### [AIM]
Reading down the listing below, count the lines where the word "chart" shows up, then give only that count.

### [THE DATA]
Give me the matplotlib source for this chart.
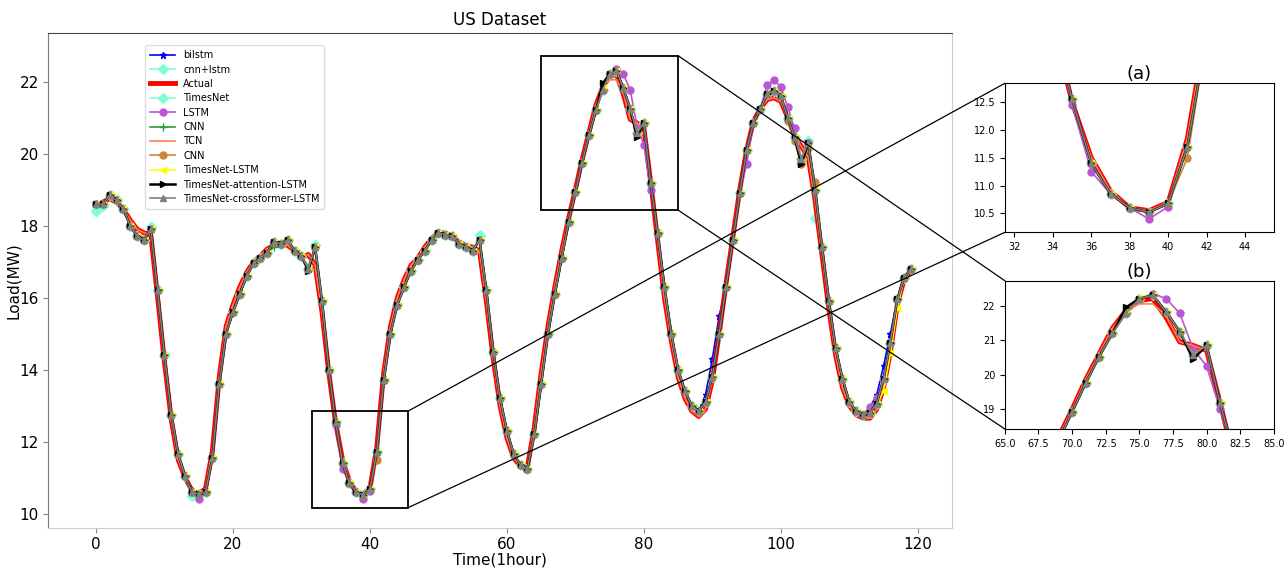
import matplotlib.pyplot as plt
from matplotlib.patches import Rectangle, ConnectionPatch

hours = list(range(120))

actual = [18.55, 18.65, 18.75, 18.65, 18.45, 18.15, 17.9, 17.8, 17.75, 16.0,
          14.2, 12.6, 11.5, 11.0, 10.65, 10.55, 10.7, 11.75, 13.8, 15.2,
          15.8, 16.3, 16.7, 17.0, 17.15, 17.35, 17.45, 17.5, 17.45, 17.3,
          17.1, 17.2, 16.9, 15.6, 13.9, 12.5, 11.5, 10.9, 10.6, 10.55,
          10.7, 11.85, 13.9, 15.2, 16.0, 16.5, 16.9, 17.1, 17.4, 17.65,
          17.8, 17.8, 17.7, 17.55, 17.45, 17.4, 17.3, 15.9, 14.3, 13.0,
          12.1, 11.55, 11.3, 11.3, 12.4, 13.9, 15.2, 16.3, 17.3, 18.2,
          19.0, 19.85, 20.6, 21.35, 21.85, 22.15, 22.2, 21.65, 20.95, 20.85,
          20.7, 19.2, 17.6, 16.0, 14.8, 13.8, 13.2, 12.85, 12.7, 12.9,
          13.7, 15.0, 16.4, 17.7, 19.0, 20.1, 20.9, 21.25, 21.5, 21.55,
          21.45, 21.0, 20.5, 20.2, 19.9, 18.7, 17.2, 15.7, 14.4, 13.5,
          13.0, 12.75, 12.65, 12.65, 12.9, 13.5, 14.5, 15.8, 16.5, 16.75]

# centre of the bundle of model predictions
pred = [18.6, 18.6, 18.85, 18.7, 18.45, 18.0, 17.7, 17.6, 17.9, 16.2,
        14.4, 12.75, 11.65, 11.05, 10.6, 10.55, 10.6, 11.55, 13.6, 15.0,
        15.6, 16.1, 16.6, 16.95, 17.1, 17.25, 17.55, 17.5, 17.6, 17.3,
        17.15, 16.8, 17.4, 15.9, 14.0, 12.55, 11.4, 10.85, 10.6, 10.52,
        10.68, 11.7, 13.7, 15.0, 15.8, 16.3, 16.75, 17.05, 17.3, 17.6,
        17.8, 17.75, 17.7, 17.5, 17.4, 17.3, 17.6, 16.2, 14.5, 13.2,
        12.3, 11.65, 11.35, 11.25, 12.2, 13.6, 15.0, 16.1, 17.1, 18.1,
        18.93, 19.75, 20.52, 21.2, 21.78, 22.2, 22.3, 21.82, 21.25, 20.57,
        20.85, 19.17, 17.8, 16.3, 15.0, 14.0, 13.4, 13.0, 12.85, 13.1,
        13.8, 15.0, 16.3, 17.6, 18.9, 20.1, 20.85, 21.25, 21.65, 21.75,
        21.6, 21.0, 20.45, 19.85, 20.3, 19.0, 17.4, 15.9, 14.6, 13.75,
        13.1, 12.85, 12.75, 12.8, 13.05, 13.75, 14.75, 15.95, 16.55, 16.8]

# points where a single model visibly leaves the bundle
dev_bilstm = {89: 13.3, 90: 14.3, 91: 15.5, 113: 12.95, 114: 13.3, 115: 14.1, 116: 15.0}
dev_cnnlstm = {0: 18.4, 8: 17.95, 32: 17.45, 56: 17.7, 103: 19.75, 104: 20.35, 105: 18.2}
dev_timesnet = {0: 18.4, 1: 18.55, 8: 17.95, 14: 10.5, 32: 17.45, 56: 17.75, 104: 20.35}
dev_lstm = {15: 10.4, 35: 12.45, 36: 11.25, 39: 10.4, 40: 10.62, 76: 22.35, 77: 22.2,
            78: 21.78, 79: 20.75, 80: 20.25, 81: 19.0, 95: 19.7, 98: 21.9, 99: 22.05,
            100: 21.85, 101: 21.3, 102: 20.7, 113: 12.95, 114: 13.2}
dev_cnn = {26: 17.4, 31: 16.85}
dev_tcn = {75: 22.05, 76: 22.05, 77: 21.7}
dev_cnn2 = {41: 11.5, 101: 20.9, 102: 20.35, 103: 19.7, 104: 20.15, 105: 19.2}
dev_tnlstm = {74: 21.9, 75: 22.25, 104: 20.25, 115: 13.4, 116: 14.45, 117: 15.7}
dev_tnatt = {31: 16.75, 74: 21.95, 79: 20.45, 103: 19.7}
dev_tncross = {}

models = [
    ("bilstm", dev_bilstm, "blue", "*", 5, 1.2),
    ("cnn+lstm", dev_cnnlstm, "aquamarine", "D", 5, 1.2),
    ("Actual", None, "red", None, 0, 3.5),
    ("TimesNet", dev_timesnet, "aquamarine", "D", 5, 1.2),
    ("LSTM", dev_lstm, "mediumorchid", "o", 5, 1.2),
    ("CNN", dev_cnn, "tab:green", "+", 6, 1.2),
    ("TCN", dev_tcn, "coral", None, 0, 1.2),
    ("CNN", dev_cnn2, "peru", "o", 5, 1.2),
    ("TimesNet-LSTM", dev_tnlstm, "yellow", "<", 5, 1.2),
    ("TimesNet-attention-LSTM", dev_tnatt, "black", ">", 5, 1.8),
    ("TimesNet-crossformer-LSTM", dev_tncross, "gray", "^", 5, 1.2),
]

fig = plt.figure(figsize=(12.85, 5.69), dpi=100)
ax = fig.add_axes([0.0374, 0.072, 0.7035, 0.87])
ax_a = fig.add_axes([0.782, 0.5917, 0.2093, 0.2619])
ax_b = fig.add_axes([0.782, 0.246, 0.2093, 0.2606])


def draw(a):
    for name, dev, color, marker, ms, lw in models:
        if dev is None:
            y = actual
        else:
            src = actual if name == "TCN" else pred
            y = [dev.get(i, v) for i, v in enumerate(src)]
        a.plot(hours, y, color=color, marker=marker, markersize=ms, lw=lw,
               label=name)


draw(ax)
ax.set_xlim(-7, 125)
ax.set_ylim(9.6, 23.35)
ax.set_yticks([10, 12, 14, 16, 18, 20, 22])
ax.tick_params(labelsize=11, color="#888", pad=3)
ax.set_xlabel("Time(1hour)", fontsize=11, labelpad=0)
ax.set_ylabel("Load(MW)", fontsize=11, labelpad=-1)
ax.set_title("US Dataset", fontsize=12, pad=6)
ax.spines["top"].set_color("#444")
ax.spines["left"].set_color("#777")
ax.spines["right"].set_color("#ccc")
ax.spines["bottom"].set_color("#ccc")
ax.legend(loc="upper left", bbox_to_anchor=(0.102, 0.985), fontsize=7,
          labelspacing=0.45, handlelength=2.6, borderpad=0.5, framealpha=1,
          edgecolor="#ddd")

draw(ax_a)
ax_a.set_xlim(31.5, 45.5)
ax_a.set_ylim(10.16, 12.84)
ax_a.set_xticks([32, 34, 36, 38, 40, 42, 44])
ax_a.set_yticks([10.5, 11.0, 11.5, 12.0, 12.5])
ax_a.tick_params(labelsize=7)
ax_a.set_title("(a)", fontsize=13, pad=3)

draw(ax_b)
ax_b.set_xlim(65, 85)
ax_b.set_ylim(18.43, 22.72)
ax_b.set_xticks([65.0, 67.5, 70.0, 72.5, 75.0, 77.5, 80.0, 82.5, 85.0])
ax_b.set_yticks([19, 20, 21, 22])
ax_b.tick_params(labelsize=7)
ax_b.set_title("(b)", fontsize=13, pad=3)

for sub in (ax_a, ax_b):
    x0, x1 = sub.get_xlim()
    y0, y1 = sub.get_ylim()
    ax.add_patch(Rectangle((x0, y0), x1 - x0, y1 - y0, fill=False,
                           edgecolor="black", lw=1.3, zorder=20))
    for yy in (y0, y1):
        con = ConnectionPatch(xyA=(x1, yy), coordsA=ax.transData,
                              xyB=(x0, yy), coordsB=sub.transData,
                              color="black", lw=0.9)
        fig.add_artist(con)

fig.savefig("out.png", dpi=100)
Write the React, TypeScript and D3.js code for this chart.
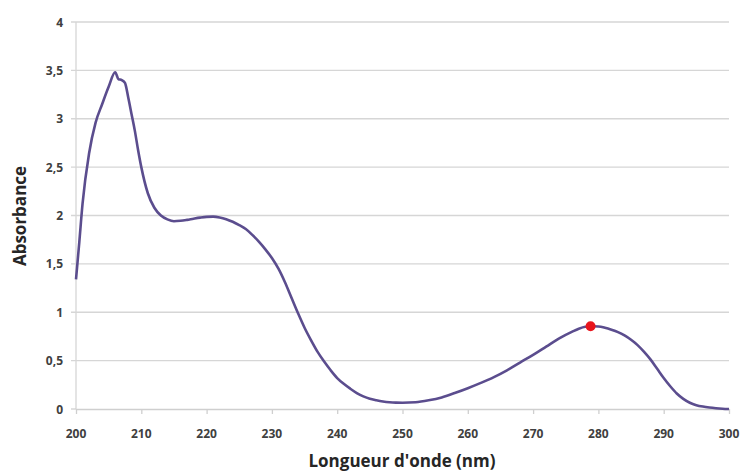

### [TASK RESULT]
2